Stacked Hybrid RNN-CNN Reconstruction of X-ray Influence on 21-cm Brightness Temperature

Abstract

The X-ray photons substantially affect the thermal and ionization states of the intergalactic medium (IGM) during the Epoch of Reionization (EoR), thereby significantly influencing the 21-cm line observables such as its sky-averaged (global) brightness temperature. Nevertheless, the complicated dependency of astrophysical processes on a broad spectrum of parameters, including X-ray efficiency, spectral characteristics, and gas dynamics, makes precisely simulating the effect of X-ray flux challenging. Traditional approaches, including N-body and hydrodynamical simulations, are computationally intensive and struggle to explore high-dimensional parameter spaces efficiently.

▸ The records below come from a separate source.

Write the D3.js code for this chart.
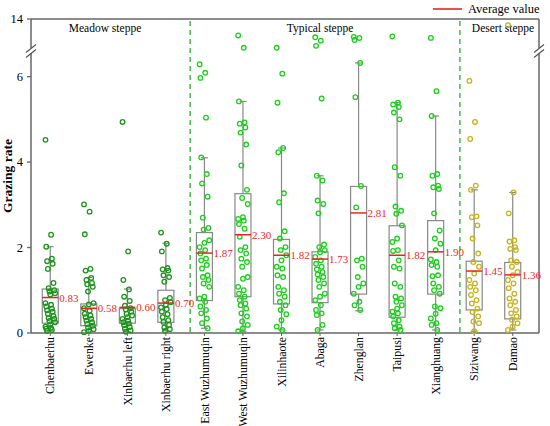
<!DOCTYPE html>
<html><head><meta charset="utf-8">
<script src="https://cdn.jsdelivr.net/npm/d3@7"></script>
<style>body{margin:0;background:#fff}svg{display:block}text{font-family:"Liberation Serif","Times New Roman",serif}</style>
</head><body><svg id="c" width="550" height="426"></svg>
<script>
const categories = ["Chenbaerhu","Ewenke","Xinbaerhu left","Xinbaerhu right","East Wuzhumuqin","West Wuzhumuqin","Xilinhaote","Abaga","Zhenglan","Taipusi","Xianghuang","Siziwang","Damao"];
const groupOf = ["Meadow","Meadow","Meadow","Meadow","Typical","Typical","Typical","Typical","Typical","Typical","Typical","Desert","Desert"];
const groupNames = [["Meadow","Meadow steppe"],["Typical","Typical steppe"],["Desert","Desert steppe"]];
const means = [0.83,0.58,0.60,0.70,1.87,2.30,1.82,1.73,2.81,1.82,1.90,1.45,1.36];
const q1 = [0.23,0.17,0.23,0.25,0.76,0.85,0.68,0.71,0.91,0.37,0.91,0.54,0.33];
const q3 = [1.03,0.68,0.57,1.00,2.35,3.26,2.19,1.90,3.43,2.51,2.63,1.68,1.65];
const whiskLo = [0.05,0.02,0.03,0.05,0.11,0.04,0.07,0.07,0.52,0.07,0.07,0.04,0.07];
const whiskHi = [2.02,1.30,1.03,2.10,4.10,5.42,4.33,3.68,6.32,5.39,5.08,3.35,3.29];
const yTicks = [0,2,4,6,14];
const points = [
 [4.52,2.30,2.02,1.74,1.68,1.62,1.50,1.17,1.05,1.00,0.97,0.93,0.90,0.70,0.66,0.62,0.57,0.53,0.50,0.45,0.40,0.35,0.33,0.28,0.25,0.20,0.15,0.12,0.10,0.07,0.05],
 [3.01,2.84,2.31,1.50,1.46,1.29,1.24,1.17,1.14,1.08,0.97,0.70,0.67,0.58,0.52,0.45,0.41,0.37,0.33,0.29,0.25,0.21,0.17,0.13,0.09,0.05,0.02],
 [4.94,1.91,1.24,1.02,0.85,0.75,0.64,0.58,0.55,0.50,0.45,0.41,0.37,0.33,0.29,0.25,0.22,0.18,0.14,0.10,0.06,0.03],
 [2.35,2.09,1.91,1.52,1.49,1.46,1.35,1.31,1.20,0.82,0.77,0.72,0.66,0.60,0.56,0.50,0.44,0.37,0.30,0.26,0.19,0.13,0.09,0.05],
 [6.29,6.09,5.97,5.04,4.11,3.72,3.50,3.19,2.70,2.46,2.42,2.17,2.11,2.01,1.94,1.86,1.74,1.70,1.59,1.51,1.35,1.31,1.24,1.16,1.08,0.85,0.81,0.73,0.62,0.54,0.46,0.34,0.23,0.11],
 [10.4,7.7,5.42,4.93,4.90,4.81,4.69,4.41,3.92,3.35,3.16,3.02,2.71,2.67,2.63,2.55,2.44,2.25,2.01,1.94,1.86,1.74,1.66,1.55,1.31,1.27,1.08,1.00,0.92,0.85,0.77,0.69,0.65,0.57,0.46,0.39,0.27,0.19,0.11,0.04],
 [7.7,6.07,5.39,4.33,4.23,3.27,3.06,2.38,2.21,2.01,1.94,1.82,1.70,1.55,1.51,1.35,1.31,1.08,1.00,0.92,0.85,0.73,0.65,0.54,0.44,0.30,0.15,0.07],
 [10.0,9.26,8.13,5.49,3.68,3.57,3.10,3.02,2.80,2.07,2.01,1.94,1.89,1.78,1.70,1.62,1.55,1.49,1.43,1.37,1.31,1.24,1.16,1.08,0.92,0.85,0.77,0.65,0.54,0.46,0.42,0.19,0.07],
 [10.1,9.86,9.4,6.32,5.52,3.44,2.94,1.74,1.70,1.55,1.31,1.16,1.08,0.92,0.73,0.65,0.54],
 [10.2,5.39,5.35,5.29,5.16,5.00,3.88,3.68,2.96,2.86,2.79,2.52,2.21,2.13,1.94,1.92,1.70,1.55,1.51,1.16,1.08,0.85,0.81,0.73,0.65,0.57,0.50,0.46,0.39,0.30,0.23,0.15,0.11,0.07],
 [9.87,5.66,5.08,3.72,3.68,3.45,3.41,3.37,2.80,2.40,2.21,2.09,1.94,1.72,1.66,1.59,1.55,1.33,1.35,1.16,1.08,1.00,0.92,0.62,0.58,0.45,0.34,0.23,0.19,0.07],
 [5.90,4.94,4.54,3.45,3.35,2.73,2.71,2.52,2.21,1.86,1.66,1.55,1.39,1.24,1.16,1.08,1.00,0.89,0.77,0.69,0.57,0.49,0.39,0.27,0.23,0.04],
 [12.65,3.29,2.80,2.17,2.14,2.01,1.97,1.94,1.70,1.66,1.55,1.43,1.35,1.24,1.16,1.05,0.92,0.81,0.73,0.65,0.54,0.46,0.39,0.31,0.23,0.15,0.07]
];

const svg = d3.select("#c");
const L = 31, R = 539, T = 19, B = 333, BRK = 51;
const x = d3.scalePoint().domain(categories).range([31, 532]).padding(0.5);
const step = x.step();
const yLow = d3.scaleLinear().domain([0, 6.6]).range([B, BRK]);
const yHigh = d3.scaleLinear().domain([7, 14]).range([BRK, T]);
const y = v => v <= 6.6 ? yLow(v) : yHigh(v);
const ptColor = {Meadow:"#1c941c", Typical:"#1ccf1c", Desert:"#c6b41c"};
const frame = "#666";
const bw = 16;

// frame
svg.append("line").attr("x1",L).attr("x2",R).attr("y1",T).attr("y2",T).attr("stroke",frame).attr("stroke-width",1.5);
svg.append("line").attr("x1",R).attr("x2",R).attr("y1",T).attr("y2",B).attr("stroke",frame).attr("stroke-width",1.5);

// axes
const gy = svg.append("g").attr("transform",`translate(${L},0)`);
gy.append("line").attr("x1",0).attr("x2",0).attr("y1",T).attr("y2",B).attr("stroke",frame).attr("stroke-width",1.5);
yTicks.forEach(t=>{
  gy.append("line").attr("x1",-4).attr("x2",0).attr("y1",y(t)).attr("y2",y(t)).attr("stroke",frame).attr("stroke-width",1.3);
  gy.append("text").attr("x",-8).attr("y",y(t)+4.3).attr("text-anchor","end").attr("font-size",12.5).text(t);
});
const gx = svg.append("g").attr("transform",`translate(0,${B})`);
gx.append("line").attr("x1",L).attr("x2",R).attr("y1",0).attr("y2",0).attr("stroke",frame).attr("stroke-width",1.5);
categories.forEach(c=>{
  gx.append("line").attr("x1",x(c)).attr("x2",x(c)).attr("y1",0).attr("y2",3).attr("stroke",frame);
  gx.append("text").attr("transform",`translate(${x(c)+4.2},4) rotate(-90)`).attr("text-anchor","end").attr("font-size",11.8).text(c);
});

svg.append("text").attr("transform","translate(12,176) rotate(-90)").attr("text-anchor","middle")
  .attr("font-size",13.5).attr("font-weight","bold").text("Grazing rate");

// break marks
function brk(cx){
  svg.append("rect").attr("x",cx-3).attr("y",BRK-3).attr("width",6).attr("height",5).attr("fill","#fff");
  [-2.5,2.5].forEach(o=>svg.append("line").attr("x1",cx-5).attr("x2",cx+5).attr("y1",BRK+o+4).attr("y2",BRK+o-4).attr("stroke","#555").attr("stroke-width",1.2));
}
brk(L); brk(R);

// dividers
const divAfter = [3,10];
divAfter.forEach(i=>{
  const dx = x(categories[i]) + step*0.63;
  svg.append("line").attr("x1",dx).attr("x2",dx).attr("y1",T+2).attr("y2",B).attr("stroke","#2eaa2e").attr("stroke-width",1.3).attr("stroke-dasharray","5,4");
});

// group labels
groupNames.forEach(([g,name])=>{
  const idx = categories.map((c,i)=>i).filter(i=>groupOf[i]===g);
  let cx = (x(categories[idx[0]])+x(categories[idx[idx.length-1]]))/2;
  if(g==="Meadow") cx = 105;
  if(g==="Desert") cx = 503;
  svg.append("text").attr("x",cx).attr("y",32).attr("text-anchor","middle").attr("font-size",11.5).text(name);
});

// legend
svg.append("line").attr("x1",433).attr("x2",462).attr("y1",9).attr("y2",9).attr("stroke","#ee1111").attr("stroke-width",1.5);
svg.append("text").attr("x",468).attr("y",13).attr("font-size",12.5).text("Average value");

// boxes
categories.forEach((c,i)=>{
  const cx = x(c), g = svg.append("g");
  const ln = (x1,y1,x2,y2)=>g.append("line").attr("x1",x1).attr("y1",y1).attr("x2",x2).attr("y2",y2).attr("stroke","#888").attr("stroke-width",1.2);
  ln(cx,y(whiskHi[i]),cx,y(q3[i]));
  ln(cx,y(q1[i]),cx,y(whiskLo[i]));
  ln(cx-3.5,y(whiskHi[i]),cx+3.5,y(whiskHi[i]));
  ln(cx-3.5,y(whiskLo[i]),cx+3.5,y(whiskLo[i]));
  g.append("rect").attr("x",cx-bw/2).attr("y",y(q3[i])).attr("width",bw).attr("height",y(q1[i])-y(q3[i]))
    .attr("fill","none").attr("stroke","#888").attr("stroke-width",1.2);
});

// points
categories.forEach((c,i)=>{
  const col = ptColor[groupOf[i]];
  svg.append("g").selectAll("circle").data(points[i]).join("circle")
    .attr("cx",(d,j)=>x(c) + (((j*7)%13)-6)*0.8)
    .attr("cy",d=>y(d)).attr("r",2.3).attr("fill","none").attr("stroke",col).attr("stroke-width",1.3);
});

// means
categories.forEach((c,i)=>{
  const cx = x(c);
  svg.append("line").attr("x1",cx-bw/2).attr("x2",cx+bw/2).attr("y1",y(means[i])).attr("y2",y(means[i])).attr("stroke","#f02020").attr("stroke-width",1.5);
  svg.append("text").attr("x",cx+bw/2+1).attr("y",y(means[i])+4).attr("font-size",11).attr("fill","#f02828").text(means[i].toFixed(2));
});
</script></body></html>
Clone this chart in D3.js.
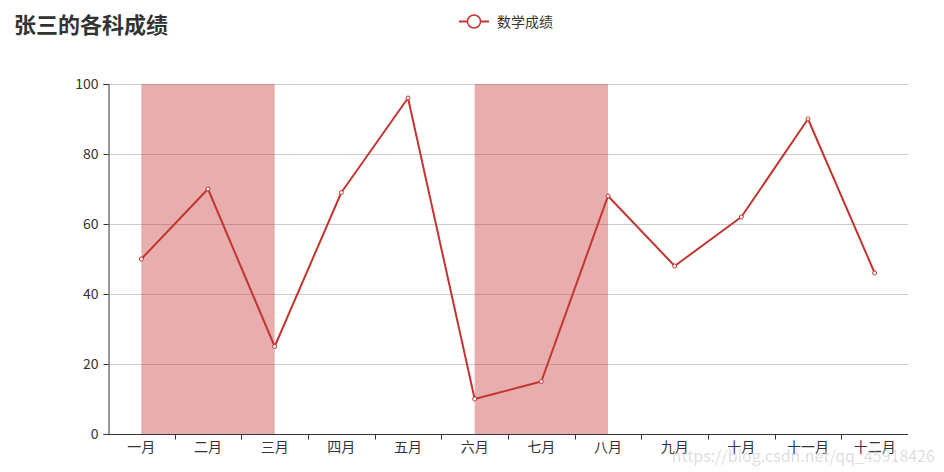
<!DOCTYPE html>
<html><head><meta charset="utf-8">
<script src="https://cdn.jsdelivr.net/npm/d3@7"></script>
<style>body{margin:0;background:#fff;}svg{display:block;}text{font-family:"Noto Sans CJK SC","Noto Sans",sans-serif;}</style>
</head><body>
<svg id="chart" width="944" height="472"></svg>
<script>
const categories = ["一月","二月","三月","四月","五月","六月","七月","八月","九月","十月","十一月","十二月"];
const scores = [50, 70, 25, 69, 96, 10, 15, 68, 48, 62, 90, 46];
const yTicks = [0, 20, 40, 60, 80, 100];
const markAreas = [["一月","三月"],["六月","八月"]];
const titleText = "张三的各科成绩";
const seriesName = "数学成绩";

const svg = d3.select("#chart");
const W = 944, H = 472;
const m = {l:108, r:36, t:84, b:38};
const x = d3.scaleBand().domain(categories).range([m.l, W - m.r]);
const y = d3.scaleLinear().domain([0, 100]).range([H - m.b, m.t]);
const cx = c => x(c) + x.bandwidth()/2;
const red = "#c23531";

// grid
svg.append("g").selectAll("line").data(yTicks.filter(t=>t>0)).join("line")
  .attr("x1", m.l).attr("x2", W - m.r)
  .attr("y1", d=>y(d)+0.5).attr("y2", d=>y(d)+0.5)
  .attr("stroke", "#ccc").attr("stroke-width",1);

// mark areas
svg.append("g").selectAll("rect").data(markAreas).join("rect")
  .attr("x", d=>cx(d[0])).attr("width", d=>cx(d[1]) - cx(d[0]))
  .attr("y", y(100)).attr("height", y(0) - y(100))
  .attr("fill", "rgba(194,53,49,0.4)");

// y axis
const yAxis = svg.append("g").attr("transform", `translate(${m.l+0.5},0)`)
  .call(d3.axisLeft(y).tickValues(yTicks).tickSize(5).tickPadding(5));
yAxis.select(".domain").attr("stroke", "#333");
yAxis.selectAll(".tick line").attr("stroke", "#333");
yAxis.selectAll("text").attr("fill", "#333").attr("font-size", 14);

// x axis
const xAxis = svg.append("g").attr("transform", `translate(0,${y(0)+0.5})`)
  .call(d3.axisBottom(x).tickSize(0).tickPadding(8));
xAxis.select(".domain").attr("stroke", "#333").attr("d", `M${m.l},0H${W-m.r}`);
xAxis.selectAll("text").attr("fill", "#333").attr("font-size", 14);
xAxis.append("g").selectAll("line").data(categories.slice(1)).join("line")
  .attr("x1", d=>Math.round(x(d))+0.5).attr("x2", d=>Math.round(x(d))+0.5)
  .attr("y1", 0).attr("y2", 5).attr("stroke", "#333");

// line
const line = d3.line().x((d,i)=>cx(categories[i])).y(d=>y(d));
svg.append("path").datum(scores).attr("d", line)
  .attr("fill", "none").attr("stroke", red).attr("stroke-width", 2).attr("stroke-linejoin","round");
svg.append("g").selectAll("circle").data(scores).join("circle")
  .attr("cx", (d,i)=>cx(categories[i])).attr("cy", d=>y(d)).attr("r", 2)
  .attr("fill", "#fff").attr("stroke", red).attr("stroke-width", 1);

// title
svg.append("text").attr("x", 14).attr("y", 33).text(titleText)
  .attr("font-size", 22).attr("font-weight", "bold").attr("fill", "#333");

// legend
const lg = svg.append("g");
lg.append("line").attr("x1", 459).attr("x2", 489).attr("y1", 21.5).attr("y2", 21.5)
  .attr("stroke", red).attr("stroke-width", 2);
lg.append("circle").attr("cx", 474).attr("cy", 21.5).attr("r", 6.5)
  .attr("fill", "#fff").attr("stroke", red).attr("stroke-width", 1.5);
lg.append("text").attr("x", 497).attr("y", 26.5).text(seriesName)
  .attr("font-size", 14).attr("fill", "#333");

// watermark
svg.append("text").attr("x", 935).attr("y", 462).attr("text-anchor", "end")
  .text("https://blog.csdn.net/qq_45918426")
  .attr("font-family", "Liberation Sans, Arial, sans-serif")
  .attr("font-size", 16).attr("fill", "rgba(190,190,190,0.5)");
</script>
</body></html>
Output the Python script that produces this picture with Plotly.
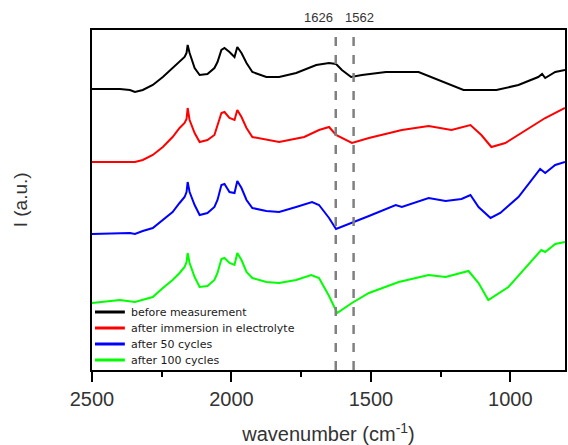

We present a stacked hybrid model trained on a specific simulation intended to reconstruct the effect of X-ray flux on the global 21-cm brightness temperature during the EoR. Along with Convolutional Neural Networks (CNNs), this architecture combines two substantial forms of recurrent neural networks (RNNs), Long Short-Term Memory (LSTM) and Gated Recurrent Unit (GRU), therefore enabling fast adaptation to several X-ray flux levels. Without demanding repeated simulations, this emulator preserves temporal and spatial dependencies and generalizes to unseen parameter combinations. This matter reduces computation time by a factor of one million while preserving excellent prediction accuracy of 99.93\%, facilitating studies on high-dimensional parameter inference and sensitivity with an error margin of less than 0.35 mK. Our LSTM-GRU-CNN emulator combines recurrent and convolutional architectures to enable a robust and scalable analysis of X-ray heating effects on the global 21-cm brightness temperature during the EoR.